Conflict over the scope and expense of the control reviews has produced severe friction between auditors and some of their clients, experts say. That comes in marked contrast to the pre-Enron era, when corporate finance chiefs routinely socialized with their independent auditors. In that sense, investor groups say, the corporate responsibility law is having a positive effect in promoting skepticism among auditors.
Auditors are approaching the reviews with extreme caution because they know their judgment will be scrutinized by the oversight board and may possibly be subject to lawsuits from shareholders, according to a letter sent to regulators by accounting firm Ernst & Young LLP.
The law sponsored by Sen. Paul S. Sarbanes (D-Md.), left, and Rep. Michael G. Oxley (R-Ohio) frustrates some companies.
That frustrates corporate finance officers , who are responsible for signing off on the control reviews and managing expenses.
"Senators Sarbanes and Oxley should have to spend one month in any company trying to comply with the unclear and monotonous requirements being imposed by the Big Four auditors," wrote John E. Kyees, the finance chief at Urban Outfitters Inc., in a March 31 letter to the SEC. "Only then will they understand the nightmare they have created."
Other trade groups pointed out that companies have few choices nowadays when selecting an auditor, since only four large accounting firms have the scope to conduct international audits. Even the audit world's Big Four were unprepared to meet the law's requirements , wrote Tracy Mullin, chief executive of the National Retail Federation.
"We have heard complaints of tax professionals performing the SOX work, of auditors arriving in the field unsure of what to do, and of independent auditors starting the entire Section 404 assessment too late in the year," Mullin wrote. "SOX" is corporate shorthand for the Sarbanes-Oxley law, and Section 404 is the provision that requires companies to vouch for the adequacy of internal controls.
Financial Executives International, a trade group of corporate finance officials, went even further, citing the "transfer of wealth from shareholders to audit firms" as a result of Sarbanes-Oxley-induced fees. FEI suggested that the Big Four accounting firms, which are privately held, be forced to open their own books to the public for review.
Contributing to the equation is another part of the 2002 law that limits the kinds of work that auditors can perform, cutting off once-lucrative sources of business. Audit fees had declined in the 1990s as firms competed to win more expensive consulting and tax business from clients. Accounting firms also have sharply reduced their marketing of tax shelters to wealthy individuals and corporations, a business that once brought in tens of millions of dollars, amid intense regulatory scrutiny.
The Big Four so far have resisted public inspection of their finances, but the firms each posted double-digit profit increases last year, according to news releases.
Corporate resistance to the regulatory drive persists -- and not just because of the expense. The American Enterprise Institute, a conservative think tank, this month published a report criticizing accounting firms and regulators for trying to foster "public confidence" in the markets.

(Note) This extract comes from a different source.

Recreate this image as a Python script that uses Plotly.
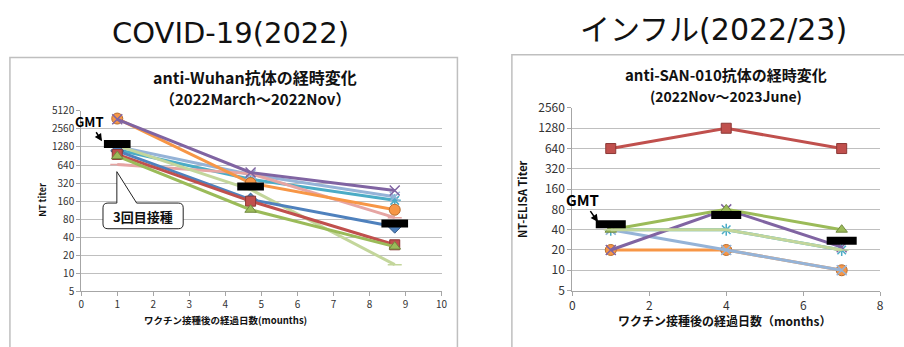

Rather, wrote Alex J. Pollock, investors should approach financial reports with skepticism because they are based on ever-changing estimates.
But to Deloitte & Touche, the complaints are coming so loudly because the reforms may have touched a nerve.
"The very intensity of some of the current protest against the burdens of Section 404 suggests that the new standard is working as intended," the firm wrote in an April 1 letter to regulators.